▸ Exercise details: Beginning with the first line, set down every line through the one containing "const yTicks = [0, 1, 2, 3, 4, 5, 6];", exactly as it appears, but not the pictures.

▸ Source excerpt:

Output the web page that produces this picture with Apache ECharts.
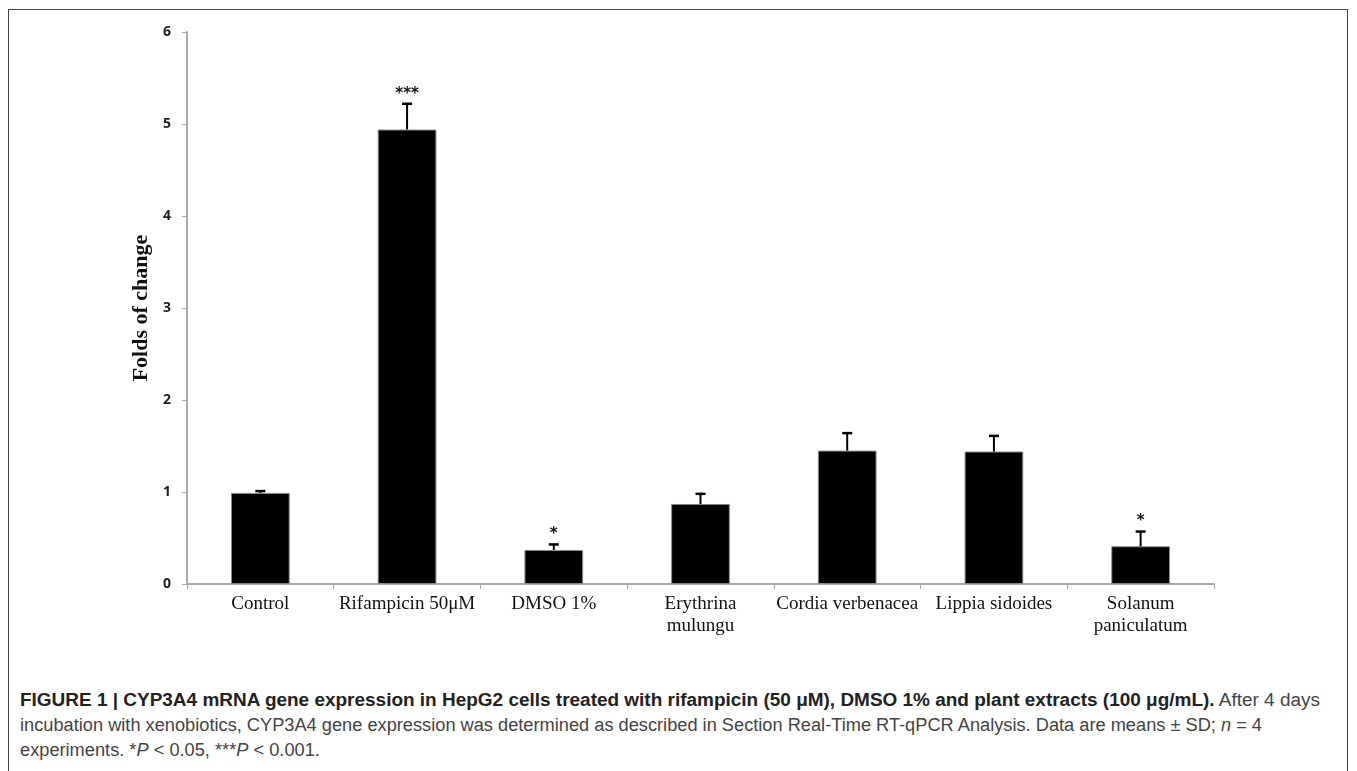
<!DOCTYPE html>
<html>
<head>
<meta charset="utf-8">
<script src="https://cdn.jsdelivr.net/npm/echarts@6/dist/echarts.min.js"></script>
<style>
  html, body { margin: 0; padding: 0; background: #fff; }
  #wrap { position: relative; width: 1357px; height: 771px; overflow: hidden; }
  #frame { position: absolute; left: 8px; top: 9px; width: 1340px; height: 800px; border: 1px solid #444; box-sizing: border-box; }
  #chart { position: absolute; left: 0; top: 0; width: 1357px; height: 680px; }
  #caption { position: absolute; left: 20px; top: 688px; font-family: "Liberation Sans", Arial, sans-serif; font-size: 18px; line-height: 25px; color: #444; white-space: nowrap; }
  #caption .line { display: block; transform-origin: 0 50%; }
  #caption b { color: #222; }
</style>
</head>
<body>
<div id="wrap">
  <div id="frame"></div>
  <div id="chart"></div>
  <div id="caption">
    <span class="line"><b>FIGURE 1 | CYP3A4 mRNA gene expression in HepG2 cells treated with rifampicin (50 μM), DMSO 1% and plant extracts (100 μg/mL).</b> After 4 days</span>
    <span class="line">incubation with xenobiotics, CYP3A4 gene expression was determined as described in Section Real-Time RT-qPCR Analysis. Data are means ± SD; <i>n</i> = 4</span>
    <span class="line">experiments. *<i>P</i> &lt; 0.05, ***<i>P</i> &lt; 0.001.</span>
  </div>
</div>
<script>
const categories = ['Control', 'Rifampicin 50μM', 'DMSO 1%', 'Erythrina\nmulungu', 'Cordia verbenacea', 'Lippia sidoides', 'Solanum\npaniculatum'];
const means = [0.99, 4.94, 0.37, 0.87, 1.45, 1.44, 0.41];
const sd = [0.02, 0.28, 0.06, 0.11, 0.19, 0.17, 0.16];
const significance = ['', '***', '*', '', '', '', '*'];
const yTicks = [0, 1, 2, 3, 4, 5, 6];

const chart = echarts.init(document.getElementById('chart'), null, { renderer: 'canvas' });

const errData = means.map((m, i) => [i, m, m + sd[i], significance[i]]);

chart.setOption({
  animation: false,
  grid: { left: 187, right: 143, top: 32, bottom: 96, containLabel: false },
  xAxis: {
    type: 'category',
    data: categories,
    axisLine: { lineStyle: { color: '#aaa', width: 2 } },
    axisTick: { show: true, length: 5, lineStyle: { color: '#aaa', width: 1 } },
    axisLabel: {
      interval: 0,
      fontFamily: '"Liberation Serif", "Times New Roman", serif',
      fontSize: 19,
      color: '#111',
      lineHeight: 22,
      margin: 9
    },
    splitLine: { show: false }
  },
  yAxis: {
    type: 'value',
    min: yTicks[0],
    max: yTicks[yTicks.length - 1],
    interval: 1,
    name: 'Folds of change',
    nameLocation: 'middle',
    nameRotate: 90,
    nameGap: 32,
    nameTextStyle: {
      fontFamily: '"Liberation Serif", "Times New Roman", serif',
      fontWeight: 'bold',
      fontSize: 22,
      color: '#111'
    },
    axisLine: { show: true, lineStyle: { color: '#aaa', width: 2 } },
    axisTick: { show: true, length: 5, lineStyle: { color: '#aaa', width: 1 } },
    axisLabel: {
      fontFamily: '"Open Sans", "DejaVu Sans", sans-serif',
      fontWeight: 'bold',
      fontSize: 14,
      color: '#222',
      margin: 16
    },
    splitLine: { show: false }
  },
  series: [
    {
      type: 'bar',
      data: means,
      barWidth: '40%',
      itemStyle: { color: '#000', borderColor: '#888', borderWidth: 1 },
      z: 2
    },
    {
      type: 'custom',
      data: errData,
      z: 3,
      renderItem: function (params, api) {
        const x = api.value(0);
        const top = api.coord([x, api.value(2)]);
        const base = api.coord([x, api.value(1)]);
        const capHalf = 5;
        const children = [
          { type: 'line', shape: { x1: top[0], y1: base[1], x2: top[0], y2: top[1] }, style: { stroke: '#000', lineWidth: 2 } },
          { type: 'line', shape: { x1: top[0] - capHalf, y1: top[1], x2: top[0] + capHalf, y2: top[1] }, style: { stroke: '#000', lineWidth: 2.5 } }
        ];
        const sig = significance[params.dataIndex];
        if (sig) {
          children.push({
            type: 'text',
            style: {
              text: sig,
              x: top[0],
              y: top[1] - 10,
              align: 'center',
              verticalAlign: 'middle',
              fontFamily: '"DejaVu Sans", sans-serif',
              fontWeight: 'bold',
              fontSize: 15,
              fill: '#111'
            }
          });
        }
        return { type: 'group', children: children };
      }
    }
  ]
});

// condense the caption: bold first line and regular lines to the reference widths
(function () {
  const lines = document.querySelectorAll('#caption .line');
  function natural(el) {
    el.style.display = 'inline-block';
    const w = el.getBoundingClientRect().width;
    el.style.display = 'block';
    return w;
  }
  const s1 = 1300 / natural(lines[0]);
  const s2 = 1242 / natural(lines[1]);
  lines[0].style.transform = 'scaleX(' + s1.toFixed(4) + ')';
  lines[1].style.transform = 'scaleX(' + s2.toFixed(4) + ')';
  lines[2].style.transform = 'scaleX(' + s2.toFixed(4) + ')';
})();
</script>
</body>
</html>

▸ Written reply:
Output the web page that produces this picture with Apache ECharts.
<!DOCTYPE html>
<html>
<head>
<meta charset="utf-8">
<script src="https://cdn.jsdelivr.net/npm/echarts@6/dist/echarts.min.js"></script>
<style>
  html, body { margin: 0; padding: 0; background: #fff; }
  #wrap { position: relative; width: 1357px; height: 771px; overflow: hidden; }
  #frame { position: absolute; left: 8px; top: 9px; width: 1340px; height: 800px; border: 1px solid #444; box-sizing: border-box; }
  #chart { position: absolute; left: 0; top: 0; width: 1357px; height: 680px; }
  #caption { position: absolute; left: 20px; top: 688px; font-family: "Liberation Sans", Arial, sans-serif; font-size: 18px; line-height: 25px; color: #444; white-space: nowrap; }
  #caption .line { display: block; transform-origin: 0 50%; }
  #caption b { color: #222; }
</style>
</head>
<body>
<div id="wrap">
  <div id="frame"></div>
  <div id="chart"></div>
  <div id="caption">
    <span class="line"><b>FIGURE 1 | CYP3A4 mRNA gene expression in HepG2 cells treated with rifampicin (50 μM), DMSO 1% and plant extracts (100 μg/mL).</b> After 4 days</span>
    <span class="line">incubation with xenobiotics, CYP3A4 gene expression was determined as described in Section Real-Time RT-qPCR Analysis. Data are means ± SD; <i>n</i> = 4</span>
    <span class="line">experiments. *<i>P</i> &lt; 0.05, ***<i>P</i> &lt; 0.001.</span>
  </div>
</div>
<script>
const categories = ['Control', 'Rifampicin 50μM', 'DMSO 1%', 'Erythrina\nmulungu', 'Cordia verbenacea', 'Lippia sidoides', 'Solanum\npaniculatum'];
const means = [0.99, 4.94, 0.37, 0.87, 1.45, 1.44, 0.41];
const sd = [0.02, 0.28, 0.06, 0.11, 0.19, 0.17, 0.16];
const significance = ['', '***', '*', '', '', '', '*'];
const yTicks = [0, 1, 2, 3, 4, 5, 6];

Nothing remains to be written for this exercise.